--- BEGIN ---

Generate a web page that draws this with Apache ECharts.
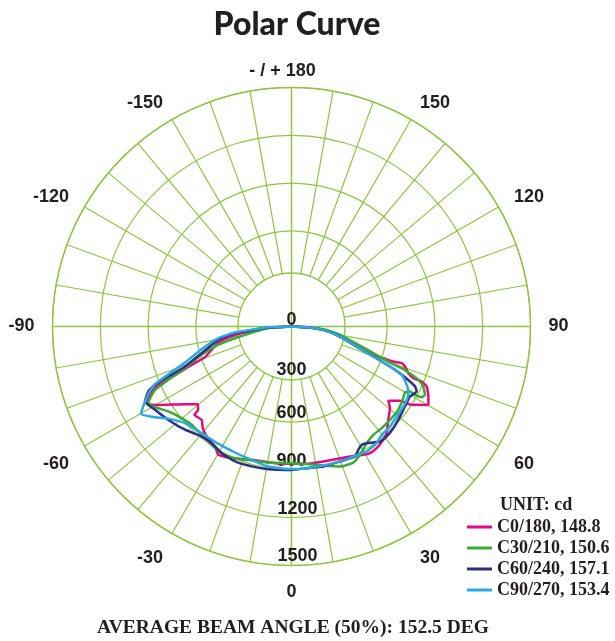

--- END ---
--- BEGIN ---

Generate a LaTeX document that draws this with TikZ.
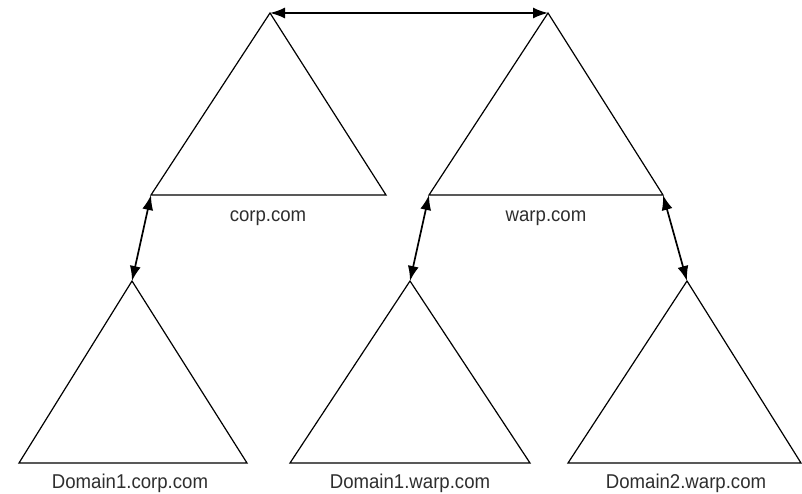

--- END ---
--- BEGIN ---

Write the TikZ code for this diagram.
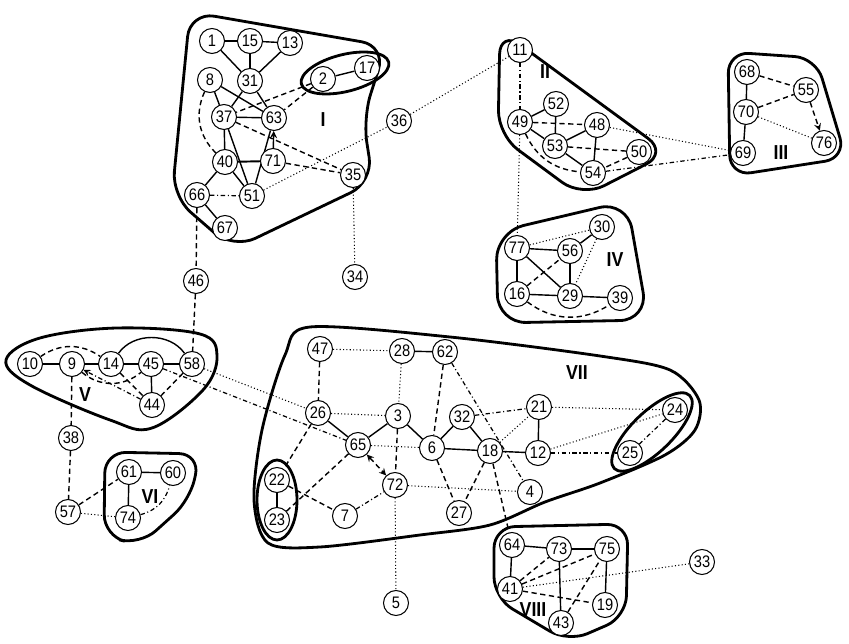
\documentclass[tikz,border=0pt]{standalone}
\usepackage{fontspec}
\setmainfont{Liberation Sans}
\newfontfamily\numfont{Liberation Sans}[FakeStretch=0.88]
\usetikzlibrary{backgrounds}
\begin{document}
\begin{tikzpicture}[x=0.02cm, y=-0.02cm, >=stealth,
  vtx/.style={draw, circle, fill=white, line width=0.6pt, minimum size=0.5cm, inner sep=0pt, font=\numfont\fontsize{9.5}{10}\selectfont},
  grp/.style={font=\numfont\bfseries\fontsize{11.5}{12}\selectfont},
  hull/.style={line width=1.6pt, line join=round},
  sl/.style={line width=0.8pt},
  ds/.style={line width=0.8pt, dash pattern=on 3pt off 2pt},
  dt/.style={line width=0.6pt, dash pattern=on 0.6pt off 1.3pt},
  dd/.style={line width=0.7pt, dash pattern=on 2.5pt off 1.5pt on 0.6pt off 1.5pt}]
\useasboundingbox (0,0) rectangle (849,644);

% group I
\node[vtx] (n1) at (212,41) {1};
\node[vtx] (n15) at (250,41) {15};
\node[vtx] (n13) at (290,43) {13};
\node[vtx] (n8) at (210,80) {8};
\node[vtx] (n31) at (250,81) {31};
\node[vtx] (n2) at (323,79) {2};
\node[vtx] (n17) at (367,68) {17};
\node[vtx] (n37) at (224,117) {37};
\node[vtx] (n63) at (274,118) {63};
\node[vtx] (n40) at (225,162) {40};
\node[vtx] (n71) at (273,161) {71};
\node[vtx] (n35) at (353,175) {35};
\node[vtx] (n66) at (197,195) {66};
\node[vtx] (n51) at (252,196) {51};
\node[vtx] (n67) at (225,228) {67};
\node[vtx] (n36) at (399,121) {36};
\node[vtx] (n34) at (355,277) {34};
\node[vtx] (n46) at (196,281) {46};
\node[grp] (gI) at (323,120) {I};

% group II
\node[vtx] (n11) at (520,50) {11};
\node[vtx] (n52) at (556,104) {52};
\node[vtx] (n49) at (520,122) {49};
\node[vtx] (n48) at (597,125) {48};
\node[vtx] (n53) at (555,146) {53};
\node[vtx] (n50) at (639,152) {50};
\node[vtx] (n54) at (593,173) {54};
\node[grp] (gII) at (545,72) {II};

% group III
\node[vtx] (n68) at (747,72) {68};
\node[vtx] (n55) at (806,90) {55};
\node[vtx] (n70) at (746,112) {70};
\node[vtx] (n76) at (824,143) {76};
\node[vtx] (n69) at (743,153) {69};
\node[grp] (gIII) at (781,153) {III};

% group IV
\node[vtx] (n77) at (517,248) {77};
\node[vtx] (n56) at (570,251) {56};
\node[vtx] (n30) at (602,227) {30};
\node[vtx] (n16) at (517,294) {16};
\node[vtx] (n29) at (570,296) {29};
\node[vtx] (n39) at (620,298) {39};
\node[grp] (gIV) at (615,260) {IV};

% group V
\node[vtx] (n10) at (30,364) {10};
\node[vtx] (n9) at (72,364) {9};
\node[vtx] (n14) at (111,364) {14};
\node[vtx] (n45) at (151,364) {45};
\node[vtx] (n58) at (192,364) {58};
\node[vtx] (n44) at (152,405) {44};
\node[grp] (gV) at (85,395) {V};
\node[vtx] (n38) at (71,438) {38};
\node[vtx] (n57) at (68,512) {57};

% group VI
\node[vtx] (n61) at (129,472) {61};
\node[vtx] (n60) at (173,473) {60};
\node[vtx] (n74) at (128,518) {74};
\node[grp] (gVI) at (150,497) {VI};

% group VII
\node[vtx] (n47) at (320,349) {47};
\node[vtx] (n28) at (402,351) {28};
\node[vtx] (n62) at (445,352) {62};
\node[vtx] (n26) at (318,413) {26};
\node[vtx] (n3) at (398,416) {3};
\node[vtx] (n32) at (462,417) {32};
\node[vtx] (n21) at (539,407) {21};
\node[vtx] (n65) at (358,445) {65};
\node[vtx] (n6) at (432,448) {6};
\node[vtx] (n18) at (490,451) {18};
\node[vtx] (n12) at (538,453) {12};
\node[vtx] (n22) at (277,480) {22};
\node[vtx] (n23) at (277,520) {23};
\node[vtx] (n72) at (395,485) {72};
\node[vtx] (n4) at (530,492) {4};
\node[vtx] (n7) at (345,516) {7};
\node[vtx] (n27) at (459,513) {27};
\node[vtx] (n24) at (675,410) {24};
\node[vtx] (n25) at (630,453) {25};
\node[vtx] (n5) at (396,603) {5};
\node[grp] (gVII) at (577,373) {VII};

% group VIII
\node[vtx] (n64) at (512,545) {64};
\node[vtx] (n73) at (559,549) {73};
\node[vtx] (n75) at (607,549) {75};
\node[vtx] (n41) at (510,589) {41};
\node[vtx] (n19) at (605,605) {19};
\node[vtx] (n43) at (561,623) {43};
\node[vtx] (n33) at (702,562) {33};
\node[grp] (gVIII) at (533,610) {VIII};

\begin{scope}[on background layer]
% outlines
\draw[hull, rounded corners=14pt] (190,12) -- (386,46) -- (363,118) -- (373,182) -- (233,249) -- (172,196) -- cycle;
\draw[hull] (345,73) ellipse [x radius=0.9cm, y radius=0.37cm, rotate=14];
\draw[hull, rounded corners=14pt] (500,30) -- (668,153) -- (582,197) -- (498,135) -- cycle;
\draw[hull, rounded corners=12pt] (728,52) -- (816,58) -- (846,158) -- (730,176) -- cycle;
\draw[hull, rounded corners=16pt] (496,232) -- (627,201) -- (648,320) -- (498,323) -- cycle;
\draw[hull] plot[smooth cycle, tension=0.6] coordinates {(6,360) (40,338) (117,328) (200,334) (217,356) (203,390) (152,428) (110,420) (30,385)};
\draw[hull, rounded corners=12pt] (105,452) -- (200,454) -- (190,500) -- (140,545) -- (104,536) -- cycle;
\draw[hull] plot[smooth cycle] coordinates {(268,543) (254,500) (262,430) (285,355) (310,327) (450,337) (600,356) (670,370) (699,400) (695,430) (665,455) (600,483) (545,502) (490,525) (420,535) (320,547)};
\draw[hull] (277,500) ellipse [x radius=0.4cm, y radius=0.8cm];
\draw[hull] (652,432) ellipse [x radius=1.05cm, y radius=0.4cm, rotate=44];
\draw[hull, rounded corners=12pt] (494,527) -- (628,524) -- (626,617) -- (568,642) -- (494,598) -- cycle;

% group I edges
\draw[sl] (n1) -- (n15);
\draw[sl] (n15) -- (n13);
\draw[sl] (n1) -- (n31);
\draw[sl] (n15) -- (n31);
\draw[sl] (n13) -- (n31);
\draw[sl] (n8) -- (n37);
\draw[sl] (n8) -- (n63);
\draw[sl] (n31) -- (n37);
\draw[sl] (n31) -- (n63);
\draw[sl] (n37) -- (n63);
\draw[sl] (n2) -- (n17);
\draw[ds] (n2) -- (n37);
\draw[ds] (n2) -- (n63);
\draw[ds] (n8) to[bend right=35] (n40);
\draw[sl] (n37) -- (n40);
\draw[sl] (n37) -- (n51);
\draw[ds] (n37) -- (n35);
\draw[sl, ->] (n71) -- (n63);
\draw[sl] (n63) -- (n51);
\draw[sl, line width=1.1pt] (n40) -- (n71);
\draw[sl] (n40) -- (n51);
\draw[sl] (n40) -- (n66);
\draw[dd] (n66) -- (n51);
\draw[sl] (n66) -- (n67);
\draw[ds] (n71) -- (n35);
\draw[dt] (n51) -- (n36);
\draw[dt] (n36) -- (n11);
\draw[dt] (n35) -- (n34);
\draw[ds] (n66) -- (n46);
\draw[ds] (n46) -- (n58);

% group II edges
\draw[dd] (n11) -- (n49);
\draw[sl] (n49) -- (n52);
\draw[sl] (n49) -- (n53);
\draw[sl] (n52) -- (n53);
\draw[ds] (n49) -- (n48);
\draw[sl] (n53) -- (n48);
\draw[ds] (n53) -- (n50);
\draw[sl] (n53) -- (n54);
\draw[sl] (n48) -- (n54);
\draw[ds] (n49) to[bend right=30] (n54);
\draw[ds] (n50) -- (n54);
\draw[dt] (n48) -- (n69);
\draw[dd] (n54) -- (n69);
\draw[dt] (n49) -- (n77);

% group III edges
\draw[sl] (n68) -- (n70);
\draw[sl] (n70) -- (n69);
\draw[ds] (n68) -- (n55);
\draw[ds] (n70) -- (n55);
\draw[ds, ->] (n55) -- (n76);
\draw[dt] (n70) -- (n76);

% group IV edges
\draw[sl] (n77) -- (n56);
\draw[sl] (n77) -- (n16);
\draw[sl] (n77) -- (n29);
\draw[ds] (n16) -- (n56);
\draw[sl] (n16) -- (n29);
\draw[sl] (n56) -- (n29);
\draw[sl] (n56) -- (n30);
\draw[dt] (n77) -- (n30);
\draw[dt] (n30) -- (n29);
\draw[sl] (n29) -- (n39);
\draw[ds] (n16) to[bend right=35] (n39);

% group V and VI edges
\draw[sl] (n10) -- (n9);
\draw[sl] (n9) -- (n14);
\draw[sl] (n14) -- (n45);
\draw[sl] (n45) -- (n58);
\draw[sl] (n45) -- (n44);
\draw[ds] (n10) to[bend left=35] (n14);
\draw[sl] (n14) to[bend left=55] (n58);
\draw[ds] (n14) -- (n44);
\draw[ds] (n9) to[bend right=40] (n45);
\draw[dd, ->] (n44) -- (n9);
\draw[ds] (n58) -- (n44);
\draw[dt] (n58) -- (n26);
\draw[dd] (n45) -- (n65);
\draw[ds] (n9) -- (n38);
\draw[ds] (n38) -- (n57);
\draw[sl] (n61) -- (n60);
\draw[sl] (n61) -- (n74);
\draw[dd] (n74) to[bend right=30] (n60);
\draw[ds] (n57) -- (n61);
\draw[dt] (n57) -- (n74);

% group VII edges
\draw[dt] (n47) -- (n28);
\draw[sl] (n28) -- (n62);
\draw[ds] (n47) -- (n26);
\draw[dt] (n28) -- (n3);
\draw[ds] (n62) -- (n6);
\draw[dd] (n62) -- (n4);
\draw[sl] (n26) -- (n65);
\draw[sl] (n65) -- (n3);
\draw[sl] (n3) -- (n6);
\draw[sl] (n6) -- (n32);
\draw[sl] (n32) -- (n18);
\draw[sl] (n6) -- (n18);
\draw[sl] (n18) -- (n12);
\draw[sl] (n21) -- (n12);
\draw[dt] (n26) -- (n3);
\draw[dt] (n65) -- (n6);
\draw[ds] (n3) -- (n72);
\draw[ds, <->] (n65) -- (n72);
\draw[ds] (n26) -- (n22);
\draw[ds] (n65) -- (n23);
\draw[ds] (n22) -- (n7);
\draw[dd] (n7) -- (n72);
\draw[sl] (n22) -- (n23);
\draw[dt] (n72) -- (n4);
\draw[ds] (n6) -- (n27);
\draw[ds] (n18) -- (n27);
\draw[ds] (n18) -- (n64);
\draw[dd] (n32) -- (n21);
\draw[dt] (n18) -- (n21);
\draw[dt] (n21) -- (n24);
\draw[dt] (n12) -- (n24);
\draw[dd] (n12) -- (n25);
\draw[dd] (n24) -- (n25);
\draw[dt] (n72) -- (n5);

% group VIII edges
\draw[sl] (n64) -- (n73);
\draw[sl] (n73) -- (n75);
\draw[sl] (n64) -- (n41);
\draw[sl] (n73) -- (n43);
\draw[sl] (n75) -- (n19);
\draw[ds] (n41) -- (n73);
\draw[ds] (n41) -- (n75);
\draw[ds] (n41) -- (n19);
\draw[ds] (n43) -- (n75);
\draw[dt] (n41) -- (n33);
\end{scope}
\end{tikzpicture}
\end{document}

--- END ---

**GIVEN EXERCISE:** Read through the data and copy every line where "with" shows up.

**SOLUTION FOR THIS PROBLEM:**
Generate a web page that draws this with Apache ECharts.
Generate a LaTeX document that draws this with TikZ.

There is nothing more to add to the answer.